Great white sharks could one day make their way to the West Coast’s waters, according to climate change research out of UBC.
William Cheung, associate professor at the Institute for the Oceans and Fisheries, studies the impact of climate change on marine ecosystems.
In a release, Cheung said that based on computer modelling of warming oceans, he does expect to see more tropical sharks in temperate waters.
“We found that climate change will cause an expansion of the range of great white shark to northern temperature areas, including the offshore waters of the northeast Pacific, which includes BC,” said Cheung.
Cheung said the sharks will venture further north from California more and more over the next few decades – unless global warming is slowed or stopped.
According Cheung, there are already 14 shark species in BC waters, including the salmon shark, blue shark, Pacific sleeper shark, brown cat shark, spiny dogfish and tope shark.

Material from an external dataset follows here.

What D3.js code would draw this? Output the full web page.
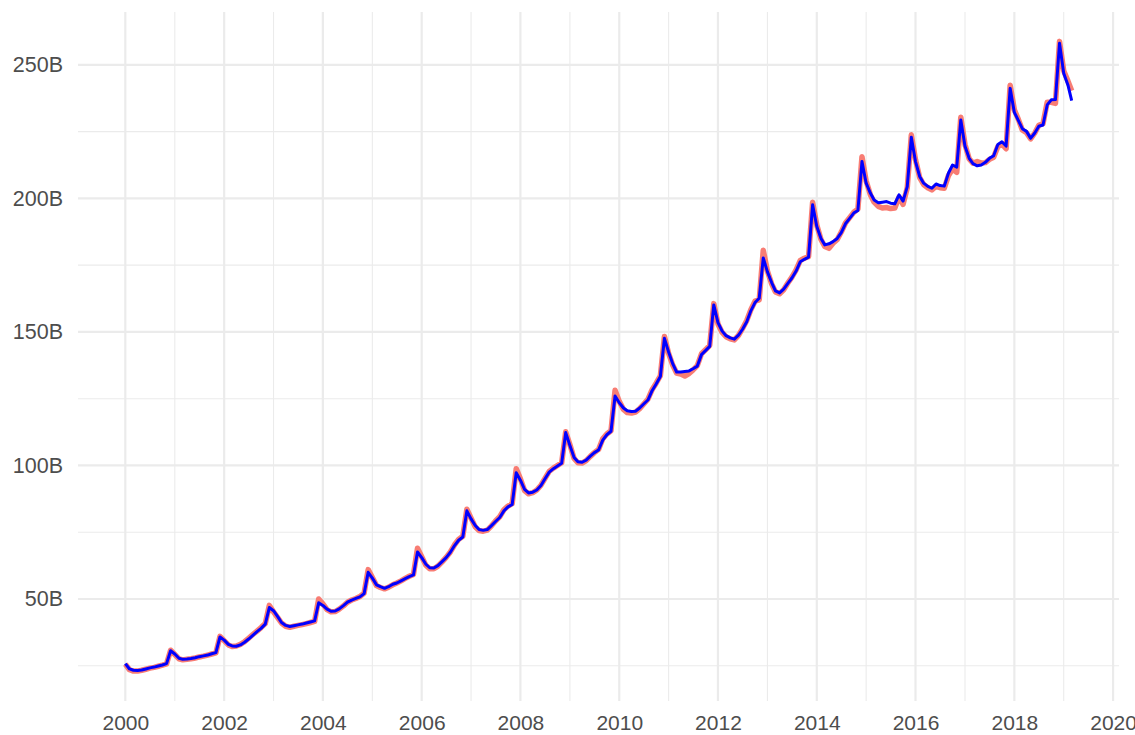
<!DOCTYPE html>
<html>
<head>
<meta charset="utf-8">
<script src="https://cdn.jsdelivr.net/npm/d3@7"></script>
<style>
  body { margin: 0; background: #ffffff; }
  svg { display: block; }
</style>
</head>
<body>
<svg id="chart" width="1135" height="735"></svg>
<script>
// ---- Data (monthly, Jan 2000 .. Mar 2019), values in billions ----
const startYear = 2000;
const actual = [
  25.6, 23.5, 23.0, 23.0, 23.3, 23.7, 24.1, 24.4, 24.8, 25.2, 25.7, 30.8,
  29.2, 27.6, 27.2, 27.4, 27.6, 27.9, 28.3, 28.6, 29.0, 29.4, 29.8, 36.0,
  34.4, 32.8, 32.2, 32.4, 33.0, 34.0, 35.3, 36.7, 38.0, 39.3, 40.8, 47.6,
  45.2, 43.0, 41.0, 39.8, 39.4, 39.8, 40.1, 40.4, 40.8, 41.2, 41.6, 50.0,
  48.2, 46.0, 45.2, 45.3, 46.2, 47.4, 48.8, 49.6, 50.2, 50.9, 52.2, 61.0,
  58.0, 55.0, 54.3, 53.8, 54.4, 55.3, 56.0, 56.8, 57.7, 58.5, 59.2, 69.0,
  65.8, 62.6, 61.3, 61.3, 62.3, 63.9, 65.6, 67.6, 70.3, 72.3, 73.5, 83.6,
  80.3, 77.0, 75.6, 75.4, 75.8, 77.4, 79.2, 80.8, 83.4, 84.8, 85.7, 98.8,
  95.0, 90.6, 89.4, 89.8, 90.8, 92.6, 95.2, 97.8, 99.0, 100.0, 101.0, 112.6,
  107.8, 102.6, 101.0, 100.9, 101.8, 103.4, 104.8, 106.0, 110.0, 111.8, 113.0, 128.2,
  124.0, 121.0, 119.8, 119.6, 120.0, 121.3, 123.0, 124.8, 128.4, 130.8, 133.6, 148.3,
  142.0, 137.5, 134.6, 134.2, 133.5, 134.4, 135.8, 137.4, 141.8, 143.3, 145.0, 160.6,
  153.0, 149.8, 148.2, 147.4, 147.0, 148.7, 151.3, 154.3, 158.4, 161.5, 162.0, 180.6,
  172.8, 168.0, 165.0, 164.3, 165.8, 168.3, 170.5, 173.2, 176.8, 177.6, 178.2, 198.6,
  190.0, 184.6, 182.0, 181.3, 183.2, 184.6, 187.4, 190.8, 192.8, 194.8, 196.0, 215.6,
  206.5, 201.4, 198.6, 197.0, 196.4, 196.6, 196.2, 196.4, 200.5, 197.8, 204.0, 223.8,
  214.5, 207.8, 205.2, 204.0, 203.2, 204.6, 204.0, 203.8, 208.6, 211.0, 209.8, 230.4,
  220.2, 214.8, 213.2, 213.8, 213.2, 213.4, 214.6, 215.4, 219.4, 220.4, 218.6, 242.4,
  233.2, 229.4, 225.6, 224.6, 222.3, 224.5, 227.4, 228.0, 236.0, 236.0, 235.6, 258.8,
  247.8, 244.0, 240.3
];
const fitted = [
  25.8, 23.8, 23.3, 23.2, 23.4, 23.8, 24.2, 24.5, 24.9, 25.3, 25.8, 30.6,
  29.4, 27.8, 27.4, 27.5, 27.7, 28.0, 28.4, 28.7, 29.0, 29.5, 29.9, 35.8,
  34.6, 33.0, 32.4, 32.3, 32.8, 33.8, 35.0, 36.4, 37.8, 39.0, 40.6, 46.8,
  45.6, 43.4, 41.2, 40.1, 39.7, 40.0, 40.3, 40.6, 41.0, 41.4, 41.8, 48.6,
  47.6, 46.2, 45.4, 45.5, 46.3, 47.5, 48.8, 49.6, 50.2, 50.8, 52.0, 60.0,
  57.8, 55.3, 54.6, 54.0, 54.6, 55.5, 56.0, 56.8, 57.6, 58.4, 59.0, 67.6,
  65.5, 63.0, 61.7, 61.6, 62.5, 64.0, 65.5, 67.5, 70.0, 72.0, 73.2, 83.0,
  80.0, 77.5, 76.0, 75.7, 76.0, 77.5, 79.0, 80.5, 83.0, 84.5, 85.4, 97.3,
  94.5, 91.0, 89.7, 90.0, 90.8, 92.5, 95.0, 97.5, 98.8, 99.8, 100.8, 112.3,
  107.5, 103.0, 101.4, 101.2, 102.0, 103.5, 104.8, 105.8, 109.5, 111.5, 112.8, 126.0,
  123.5, 121.5, 120.5, 120.2, 120.3, 121.5, 123.0, 124.5, 128.0, 130.5, 133.3, 147.6,
  142.5, 138.0, 135.0, 135.0, 135.2, 135.4, 136.2, 137.2, 141.5, 143.0, 144.6, 160.1,
  153.5, 150.3, 148.6, 147.8, 147.3, 148.8, 151.0, 153.8, 158.0, 161.0, 162.6, 177.7,
  172.5, 168.5, 165.4, 164.6, 166.0, 168.2, 170.2, 172.8, 176.3, 177.2, 178.0, 197.6,
  189.5, 185.0, 182.6, 183.0, 183.8, 185.0, 187.2, 190.5, 192.5, 194.5, 195.5, 213.8,
  205.7, 202.0, 199.4, 198.4, 198.6, 198.8, 198.2, 198.0, 201.3, 199.0, 204.4, 222.9,
  213.8, 208.2, 205.7, 204.5, 203.8, 205.4, 204.8, 204.6, 209.5, 212.5, 211.7, 229.4,
  219.5, 215.0, 213.0, 212.2, 212.5, 213.5, 215.0, 216.0, 220.2, 221.2, 219.6, 241.2,
  232.2, 229.0, 226.1, 225.1, 222.5, 224.5, 227.0, 227.5, 235.0, 236.9, 237.0, 258.1,
  246.9, 242.5, 236.6
];
const xMajorTicks = [2000, 2002, 2004, 2006, 2008, 2010, 2012, 2014, 2016, 2018, 2020];
const xMinorTicks = [2001, 2003, 2005, 2007, 2009, 2011, 2013, 2015, 2017, 2019];
const yMajorTicks = [50, 100, 150, 200, 250];
const yMinorTicks = [25, 75, 125, 175, 225];

// ---- Layout ----
const panel = { left: 78, right: 1119, top: 12, bottom: 701 };
const svg = d3.select("#chart");

const dates = actual.map((_, i) => new Date(startYear + Math.floor(i / 12), i % 12, 1));
const dMin = dates[0], dMax = dates[dates.length - 1];
const span = dMax - dMin;
const x = d3.scaleTime()
  .domain([new Date(+dMin - span * 0.05), new Date(+dMax + span * 0.05)])
  .range([panel.left, panel.right]);
const y = d3.scaleLinear().domain([11.8, 269.8]).range([panel.bottom, panel.top]);

const yr = v => new Date(v, 0, 1);

// Grid
const grid = svg.append("g");
grid.selectAll(".yminor").data(yMinorTicks).join("line")
  .attr("x1", panel.left).attr("x2", panel.right)
  .attr("y1", d => y(d)).attr("y2", d => y(d))
  .attr("stroke", "#EBEBEB").attr("stroke-width", 1.1);
grid.selectAll(".xminor").data(xMinorTicks).join("line")
  .attr("y1", panel.top).attr("y2", panel.bottom)
  .attr("x1", d => x(yr(d))).attr("x2", d => x(yr(d)))
  .attr("stroke", "#EBEBEB").attr("stroke-width", 1.1);
grid.selectAll(".ymajor").data(yMajorTicks).join("line")
  .attr("x1", panel.left).attr("x2", panel.right)
  .attr("y1", d => y(d)).attr("y2", d => y(d))
  .attr("stroke", "#EBEBEB").attr("stroke-width", 2.2);
grid.selectAll(".xmajor").data(xMajorTicks).join("line")
  .attr("y1", panel.top).attr("y2", panel.bottom)
  .attr("x1", d => x(yr(d))).attr("x2", d => x(yr(d)))
  .attr("stroke", "#EBEBEB").attr("stroke-width", 2.2);

// Axes (text only, like theme_minimal)
const fontFam = "'Liberation Sans', Arial, sans-serif";
const xAxis = d3.axisBottom(x)
  .tickValues(xMajorTicks.map(yr))
  .tickFormat(d3.timeFormat("%Y"))
  .tickSize(0).tickPadding(14);
const gx = svg.append("g").attr("transform", `translate(0,${panel.bottom})`).call(xAxis);
gx.select(".domain").remove();
gx.selectAll("text").attr("fill", "#4D4D4D").style("font-family", fontFam).style("font-size", "21px");

const yAxis = d3.axisLeft(y)
  .tickValues(yMajorTicks)
  .tickFormat(d => d + "B")
  .tickSize(0).tickPadding(15);
const gy = svg.append("g").attr("transform", `translate(${panel.left},0)`).call(yAxis);
gy.select(".domain").remove();
gy.selectAll("text").attr("fill", "#4D4D4D").style("font-family", fontFam).style("font-size", "21.5px");

// Lines
const line = d3.line().x((d, i) => x(dates[i])).y(d => y(d));
svg.append("path").datum(actual)
  .attr("fill", "none").attr("stroke", "#F8766D").attr("stroke-opacity", 0.95)
  .attr("stroke-width", 5.5).attr("stroke-linejoin", "round").attr("stroke-linecap", "butt")
  .attr("d", line);
svg.append("path").datum(fitted)
  .attr("fill", "none").attr("stroke", "#0000FF")
  .attr("stroke-width", 3).attr("stroke-linejoin", "round").attr("stroke-linecap", "butt")
  .attr("d", line);
</script>
</body>
</html>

However, great white sharks have no known natural predators, and can grow up to 6 metres in length, with a speed of 56 km/h.
While the movie Jaws portrayed the great white shark as a terrifying, man-eating beast, humans are not their preferred prey.
Having said that, great white sharks are responsible for more fatal, unprovoked attacks on humans than any other sharks.
And with global warming, Cheung says, the great white and other tropical sharks could end up calling the West Coast home.
“The numbers of many shark species are going to shrink in the available habitat for them, particularly the tropical sharks,” said Cheung.
“Eventually, tropical waters will simply be too hot for the sharks to live in.”